Bassi is also said to consider it appropriate that Sela has drafted the amendment, rather than it coming from an individual MK, since, the Post has been told, he feels it is better that the authority overseeing the arrangements and dealing with the specifics on a daily basis initiate what it considers to be essential changes to the law.

Overall, Bassi believes the compensation terms are reasonable – more generous than envisaged early in the legislative process, but not excessively so. The overall cost of compensation, for homes and businesses, is expected to total some $1 billion.

Families will receive an average of $200,000 to $300,000. In contrast with some of those evacuated from the Sinai settlements, Gaza’s evacuees will not be paid double the value of their homes, Bassi believes, but, rather, the fair value of their homes.

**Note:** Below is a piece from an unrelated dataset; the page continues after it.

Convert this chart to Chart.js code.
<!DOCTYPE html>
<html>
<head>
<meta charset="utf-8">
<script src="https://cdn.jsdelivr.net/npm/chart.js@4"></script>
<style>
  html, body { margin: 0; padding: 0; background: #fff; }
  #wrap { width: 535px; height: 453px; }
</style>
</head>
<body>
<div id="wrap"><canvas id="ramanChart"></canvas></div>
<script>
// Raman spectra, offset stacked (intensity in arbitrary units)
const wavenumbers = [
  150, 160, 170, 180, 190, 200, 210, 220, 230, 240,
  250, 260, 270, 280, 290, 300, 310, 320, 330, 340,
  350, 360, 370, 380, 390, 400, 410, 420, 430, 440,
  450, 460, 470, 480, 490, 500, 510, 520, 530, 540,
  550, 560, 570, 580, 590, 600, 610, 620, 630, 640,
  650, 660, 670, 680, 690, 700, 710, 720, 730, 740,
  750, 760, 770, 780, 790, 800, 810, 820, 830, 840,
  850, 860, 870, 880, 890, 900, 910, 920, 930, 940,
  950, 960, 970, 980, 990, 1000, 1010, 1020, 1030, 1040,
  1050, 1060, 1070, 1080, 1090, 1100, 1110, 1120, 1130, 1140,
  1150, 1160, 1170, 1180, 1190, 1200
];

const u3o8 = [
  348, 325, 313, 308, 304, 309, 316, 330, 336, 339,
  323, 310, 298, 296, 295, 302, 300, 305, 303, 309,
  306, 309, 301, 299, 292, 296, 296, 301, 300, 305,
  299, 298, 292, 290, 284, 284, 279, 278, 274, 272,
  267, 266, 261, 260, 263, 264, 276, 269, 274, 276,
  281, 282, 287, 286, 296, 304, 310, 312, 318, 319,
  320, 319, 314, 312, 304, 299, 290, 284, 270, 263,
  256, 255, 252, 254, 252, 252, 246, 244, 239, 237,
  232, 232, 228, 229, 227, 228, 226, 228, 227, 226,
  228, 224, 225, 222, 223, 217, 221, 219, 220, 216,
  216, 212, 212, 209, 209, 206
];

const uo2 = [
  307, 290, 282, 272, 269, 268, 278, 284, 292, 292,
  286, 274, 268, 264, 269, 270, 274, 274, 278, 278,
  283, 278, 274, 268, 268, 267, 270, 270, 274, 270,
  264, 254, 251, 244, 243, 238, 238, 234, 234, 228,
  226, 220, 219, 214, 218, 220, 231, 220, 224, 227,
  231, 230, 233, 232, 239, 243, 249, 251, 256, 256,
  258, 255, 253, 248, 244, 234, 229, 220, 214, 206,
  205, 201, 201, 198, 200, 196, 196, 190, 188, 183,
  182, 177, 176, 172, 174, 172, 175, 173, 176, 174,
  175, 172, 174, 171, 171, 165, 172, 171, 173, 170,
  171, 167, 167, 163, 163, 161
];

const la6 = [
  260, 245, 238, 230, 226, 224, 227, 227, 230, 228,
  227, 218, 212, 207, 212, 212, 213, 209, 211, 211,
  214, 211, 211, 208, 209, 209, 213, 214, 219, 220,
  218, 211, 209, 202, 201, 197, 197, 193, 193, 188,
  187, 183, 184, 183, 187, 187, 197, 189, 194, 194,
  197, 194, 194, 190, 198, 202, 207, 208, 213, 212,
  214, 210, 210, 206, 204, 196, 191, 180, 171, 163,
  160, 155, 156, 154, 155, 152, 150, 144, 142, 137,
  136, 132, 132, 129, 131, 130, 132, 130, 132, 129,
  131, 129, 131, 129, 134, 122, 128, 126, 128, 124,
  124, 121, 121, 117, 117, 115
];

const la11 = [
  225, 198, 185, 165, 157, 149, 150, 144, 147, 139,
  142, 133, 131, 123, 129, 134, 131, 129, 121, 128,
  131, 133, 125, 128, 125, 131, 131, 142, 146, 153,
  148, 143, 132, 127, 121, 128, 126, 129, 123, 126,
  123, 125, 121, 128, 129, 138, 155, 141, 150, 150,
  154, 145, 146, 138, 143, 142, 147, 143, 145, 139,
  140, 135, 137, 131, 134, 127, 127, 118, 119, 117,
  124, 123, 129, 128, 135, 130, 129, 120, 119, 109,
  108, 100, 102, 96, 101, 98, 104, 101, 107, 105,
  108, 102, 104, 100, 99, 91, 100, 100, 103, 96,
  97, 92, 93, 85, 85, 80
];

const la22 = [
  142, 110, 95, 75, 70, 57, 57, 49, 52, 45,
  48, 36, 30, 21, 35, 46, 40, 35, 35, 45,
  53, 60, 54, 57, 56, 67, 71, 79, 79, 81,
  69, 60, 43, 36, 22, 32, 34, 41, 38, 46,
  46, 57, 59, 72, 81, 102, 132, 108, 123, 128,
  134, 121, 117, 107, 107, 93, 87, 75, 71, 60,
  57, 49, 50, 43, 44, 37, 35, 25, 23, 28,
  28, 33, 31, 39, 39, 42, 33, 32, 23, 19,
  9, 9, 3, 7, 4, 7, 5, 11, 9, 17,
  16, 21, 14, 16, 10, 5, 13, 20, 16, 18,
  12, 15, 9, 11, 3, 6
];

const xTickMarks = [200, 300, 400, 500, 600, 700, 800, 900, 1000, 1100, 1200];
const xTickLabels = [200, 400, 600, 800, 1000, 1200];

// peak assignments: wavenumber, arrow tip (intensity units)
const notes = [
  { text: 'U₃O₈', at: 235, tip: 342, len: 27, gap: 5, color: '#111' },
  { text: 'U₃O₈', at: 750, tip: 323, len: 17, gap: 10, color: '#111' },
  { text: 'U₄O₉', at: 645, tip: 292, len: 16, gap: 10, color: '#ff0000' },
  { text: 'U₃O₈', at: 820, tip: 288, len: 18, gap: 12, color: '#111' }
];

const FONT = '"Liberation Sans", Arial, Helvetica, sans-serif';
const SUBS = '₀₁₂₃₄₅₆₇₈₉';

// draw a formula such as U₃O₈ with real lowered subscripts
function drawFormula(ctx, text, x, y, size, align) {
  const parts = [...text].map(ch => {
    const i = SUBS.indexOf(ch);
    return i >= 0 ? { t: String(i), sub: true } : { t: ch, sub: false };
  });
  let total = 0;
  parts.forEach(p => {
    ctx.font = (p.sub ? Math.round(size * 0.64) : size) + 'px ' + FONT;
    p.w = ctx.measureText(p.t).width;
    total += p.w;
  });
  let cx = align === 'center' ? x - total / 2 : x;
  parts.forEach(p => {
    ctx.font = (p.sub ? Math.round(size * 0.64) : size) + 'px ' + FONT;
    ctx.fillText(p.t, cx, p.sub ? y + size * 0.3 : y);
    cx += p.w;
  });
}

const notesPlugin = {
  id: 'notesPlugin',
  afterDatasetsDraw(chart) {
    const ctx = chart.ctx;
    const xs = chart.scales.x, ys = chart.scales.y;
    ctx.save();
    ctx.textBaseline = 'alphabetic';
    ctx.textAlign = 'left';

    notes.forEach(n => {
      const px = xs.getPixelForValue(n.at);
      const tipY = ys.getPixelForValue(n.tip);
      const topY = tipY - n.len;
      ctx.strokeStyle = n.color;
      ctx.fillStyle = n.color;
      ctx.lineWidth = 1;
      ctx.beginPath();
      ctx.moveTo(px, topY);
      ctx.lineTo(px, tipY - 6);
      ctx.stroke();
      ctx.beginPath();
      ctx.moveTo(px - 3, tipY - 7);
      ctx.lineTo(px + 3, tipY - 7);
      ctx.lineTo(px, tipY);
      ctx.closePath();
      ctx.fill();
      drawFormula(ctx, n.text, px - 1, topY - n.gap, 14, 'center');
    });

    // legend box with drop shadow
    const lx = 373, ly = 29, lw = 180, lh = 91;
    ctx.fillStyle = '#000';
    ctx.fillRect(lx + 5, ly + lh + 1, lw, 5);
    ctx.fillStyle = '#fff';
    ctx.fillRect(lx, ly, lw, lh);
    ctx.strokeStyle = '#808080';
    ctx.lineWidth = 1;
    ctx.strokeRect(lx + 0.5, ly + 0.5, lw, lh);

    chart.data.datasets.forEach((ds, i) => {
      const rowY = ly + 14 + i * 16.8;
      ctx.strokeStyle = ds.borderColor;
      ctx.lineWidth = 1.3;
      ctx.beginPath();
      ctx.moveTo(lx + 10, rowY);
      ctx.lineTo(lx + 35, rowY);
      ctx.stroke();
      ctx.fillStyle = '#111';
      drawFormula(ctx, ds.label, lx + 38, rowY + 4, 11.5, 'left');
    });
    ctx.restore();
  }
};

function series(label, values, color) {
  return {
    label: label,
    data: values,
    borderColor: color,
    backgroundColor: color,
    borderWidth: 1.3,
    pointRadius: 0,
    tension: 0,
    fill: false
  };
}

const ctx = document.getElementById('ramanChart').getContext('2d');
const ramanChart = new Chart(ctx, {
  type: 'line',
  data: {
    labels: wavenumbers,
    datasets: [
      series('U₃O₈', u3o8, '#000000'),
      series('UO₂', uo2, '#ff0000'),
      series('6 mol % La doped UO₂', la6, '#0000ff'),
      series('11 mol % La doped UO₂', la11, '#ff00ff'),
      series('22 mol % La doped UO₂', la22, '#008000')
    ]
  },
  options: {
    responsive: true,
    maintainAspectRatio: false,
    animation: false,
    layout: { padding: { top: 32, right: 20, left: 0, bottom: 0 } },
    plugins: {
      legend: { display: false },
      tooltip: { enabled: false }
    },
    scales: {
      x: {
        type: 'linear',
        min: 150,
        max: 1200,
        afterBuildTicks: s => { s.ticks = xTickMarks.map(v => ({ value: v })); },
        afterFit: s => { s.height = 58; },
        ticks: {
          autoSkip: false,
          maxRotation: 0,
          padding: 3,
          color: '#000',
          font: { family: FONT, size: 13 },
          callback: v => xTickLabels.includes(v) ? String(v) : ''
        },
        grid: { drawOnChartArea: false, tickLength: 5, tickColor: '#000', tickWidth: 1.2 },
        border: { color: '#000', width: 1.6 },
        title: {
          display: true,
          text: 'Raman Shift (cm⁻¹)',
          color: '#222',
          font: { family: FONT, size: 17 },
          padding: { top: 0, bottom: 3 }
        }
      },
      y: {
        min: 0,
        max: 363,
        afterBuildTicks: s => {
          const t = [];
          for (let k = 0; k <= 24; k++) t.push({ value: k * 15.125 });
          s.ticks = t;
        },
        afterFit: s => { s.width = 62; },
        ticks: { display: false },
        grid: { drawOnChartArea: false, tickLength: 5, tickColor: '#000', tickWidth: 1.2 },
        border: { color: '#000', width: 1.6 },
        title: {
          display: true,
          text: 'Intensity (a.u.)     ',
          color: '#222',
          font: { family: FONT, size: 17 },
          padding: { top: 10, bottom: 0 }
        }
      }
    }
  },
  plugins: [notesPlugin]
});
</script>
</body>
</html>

To date the Disengagement Authority has received slightly less than 100 of 1,700 expected claims for compensation, while hundreds more have turned to the courts seeking higher sums.

Late Monday night, the government and settlers met to discuss the compensation issue and to try to hammer out a group solution for the evacuated settlers.

Among the possible solutions is the expansion of the community of Nitzan within the larger Nitzanim area, which has developed 100 of its 500 approved units, thereby leaving 400 more for Gaza settlers. The government is also considering developing 1,000 homes in the open area by the sea that lies within the Ashkelon municipal boundaries.

The settlers, represented by the Legal Forum for the Land of Israel, have opposed the Ashkelon plan because they prefer to be governed by their own local council rather than having to operate within the Ashkelon Municipality.

Their preference would be the open area which abuts the sand dunes of Nitzanim.